PROVIDED DATA:
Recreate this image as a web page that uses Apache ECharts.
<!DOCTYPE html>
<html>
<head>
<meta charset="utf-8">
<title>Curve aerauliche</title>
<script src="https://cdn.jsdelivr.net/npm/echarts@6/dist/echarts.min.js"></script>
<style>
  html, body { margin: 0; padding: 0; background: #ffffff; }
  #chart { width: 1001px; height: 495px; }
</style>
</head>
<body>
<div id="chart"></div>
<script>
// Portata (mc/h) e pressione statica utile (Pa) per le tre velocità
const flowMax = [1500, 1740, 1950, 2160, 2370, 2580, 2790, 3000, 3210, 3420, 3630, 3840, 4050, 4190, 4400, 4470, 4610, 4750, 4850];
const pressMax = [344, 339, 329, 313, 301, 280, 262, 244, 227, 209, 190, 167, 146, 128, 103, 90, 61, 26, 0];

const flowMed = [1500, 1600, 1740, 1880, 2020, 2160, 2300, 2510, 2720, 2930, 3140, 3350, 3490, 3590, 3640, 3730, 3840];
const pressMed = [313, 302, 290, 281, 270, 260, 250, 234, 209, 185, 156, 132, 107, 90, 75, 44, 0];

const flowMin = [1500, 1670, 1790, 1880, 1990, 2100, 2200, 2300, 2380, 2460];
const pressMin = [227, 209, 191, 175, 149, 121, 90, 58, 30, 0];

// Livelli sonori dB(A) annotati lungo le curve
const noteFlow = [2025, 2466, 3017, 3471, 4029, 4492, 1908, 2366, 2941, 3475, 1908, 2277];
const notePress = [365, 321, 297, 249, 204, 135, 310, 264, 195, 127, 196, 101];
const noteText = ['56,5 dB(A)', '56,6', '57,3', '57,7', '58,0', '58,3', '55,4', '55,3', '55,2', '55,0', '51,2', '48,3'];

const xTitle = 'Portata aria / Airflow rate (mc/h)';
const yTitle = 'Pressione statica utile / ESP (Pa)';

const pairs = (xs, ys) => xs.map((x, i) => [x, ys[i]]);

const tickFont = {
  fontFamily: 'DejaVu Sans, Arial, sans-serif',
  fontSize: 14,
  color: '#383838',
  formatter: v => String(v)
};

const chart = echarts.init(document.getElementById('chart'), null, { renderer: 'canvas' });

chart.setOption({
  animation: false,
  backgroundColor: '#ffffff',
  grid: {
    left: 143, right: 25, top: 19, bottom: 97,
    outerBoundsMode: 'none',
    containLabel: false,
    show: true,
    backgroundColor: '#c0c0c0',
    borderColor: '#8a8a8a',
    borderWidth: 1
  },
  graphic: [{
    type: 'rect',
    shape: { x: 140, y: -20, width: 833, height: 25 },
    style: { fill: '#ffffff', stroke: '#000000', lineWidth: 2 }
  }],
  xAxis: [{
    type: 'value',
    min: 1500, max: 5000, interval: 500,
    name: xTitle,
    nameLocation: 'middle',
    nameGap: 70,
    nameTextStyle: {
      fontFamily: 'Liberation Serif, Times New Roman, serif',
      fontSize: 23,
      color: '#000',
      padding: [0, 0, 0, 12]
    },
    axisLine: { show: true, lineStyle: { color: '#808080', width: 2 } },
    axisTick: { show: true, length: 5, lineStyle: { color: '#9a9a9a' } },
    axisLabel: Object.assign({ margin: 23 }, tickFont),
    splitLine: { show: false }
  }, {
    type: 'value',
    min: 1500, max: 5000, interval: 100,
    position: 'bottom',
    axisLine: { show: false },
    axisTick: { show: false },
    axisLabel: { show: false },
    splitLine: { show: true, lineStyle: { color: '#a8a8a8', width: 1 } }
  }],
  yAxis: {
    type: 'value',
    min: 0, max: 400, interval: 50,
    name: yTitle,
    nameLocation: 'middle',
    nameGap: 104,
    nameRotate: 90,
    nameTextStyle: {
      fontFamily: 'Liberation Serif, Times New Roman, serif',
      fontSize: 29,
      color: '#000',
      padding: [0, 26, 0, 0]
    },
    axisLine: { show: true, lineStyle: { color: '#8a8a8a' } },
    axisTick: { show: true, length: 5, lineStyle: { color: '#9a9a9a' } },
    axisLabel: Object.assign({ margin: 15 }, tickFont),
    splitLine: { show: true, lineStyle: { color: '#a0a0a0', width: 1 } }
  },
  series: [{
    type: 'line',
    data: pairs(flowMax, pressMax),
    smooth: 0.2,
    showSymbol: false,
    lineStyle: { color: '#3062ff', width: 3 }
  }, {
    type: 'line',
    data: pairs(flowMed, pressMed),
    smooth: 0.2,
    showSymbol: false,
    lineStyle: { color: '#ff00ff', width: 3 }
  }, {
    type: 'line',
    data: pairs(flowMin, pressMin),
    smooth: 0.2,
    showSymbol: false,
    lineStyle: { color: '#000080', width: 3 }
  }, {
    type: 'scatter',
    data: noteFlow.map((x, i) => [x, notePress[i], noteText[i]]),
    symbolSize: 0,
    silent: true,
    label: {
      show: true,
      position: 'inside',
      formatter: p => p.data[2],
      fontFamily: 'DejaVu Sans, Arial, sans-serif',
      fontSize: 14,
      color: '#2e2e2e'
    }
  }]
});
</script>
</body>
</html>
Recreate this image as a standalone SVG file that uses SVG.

PROBLEM DETAILS: Begin with the first line of the listing and copy exactly through the line that contains "75, 44, 0];", please, keeping both ends and leaving out everything after.

ANSWER BELOW:
Recreate this image as a web page that uses Apache ECharts.
<!DOCTYPE html>
<html>
<head>
<meta charset="utf-8">
<title>Curve aerauliche</title>
<script src="https://cdn.jsdelivr.net/npm/echarts@6/dist/echarts.min.js"></script>
<style>
  html, body { margin: 0; padding: 0; background: #ffffff; }
  #chart { width: 1001px; height: 495px; }
</style>
</head>
<body>
<div id="chart"></div>
<script>
// Portata (mc/h) e pressione statica utile (Pa) per le tre velocità
const flowMax = [1500, 1740, 1950, 2160, 2370, 2580, 2790, 3000, 3210, 3420, 3630, 3840, 4050, 4190, 4400, 4470, 4610, 4750, 4850];
const pressMax = [344, 339, 329, 313, 301, 280, 262, 244, 227, 209, 190, 167, 146, 128, 103, 90, 61, 26, 0];

const flowMed = [1500, 1600, 1740, 1880, 2020, 2160, 2300, 2510, 2720, 2930, 3140, 3350, 3490, 3590, 3640, 3730, 3840];
const pressMed = [313, 302, 290, 281, 270, 260, 250, 234, 209, 185, 156, 132, 107, 90, 75, 44, 0];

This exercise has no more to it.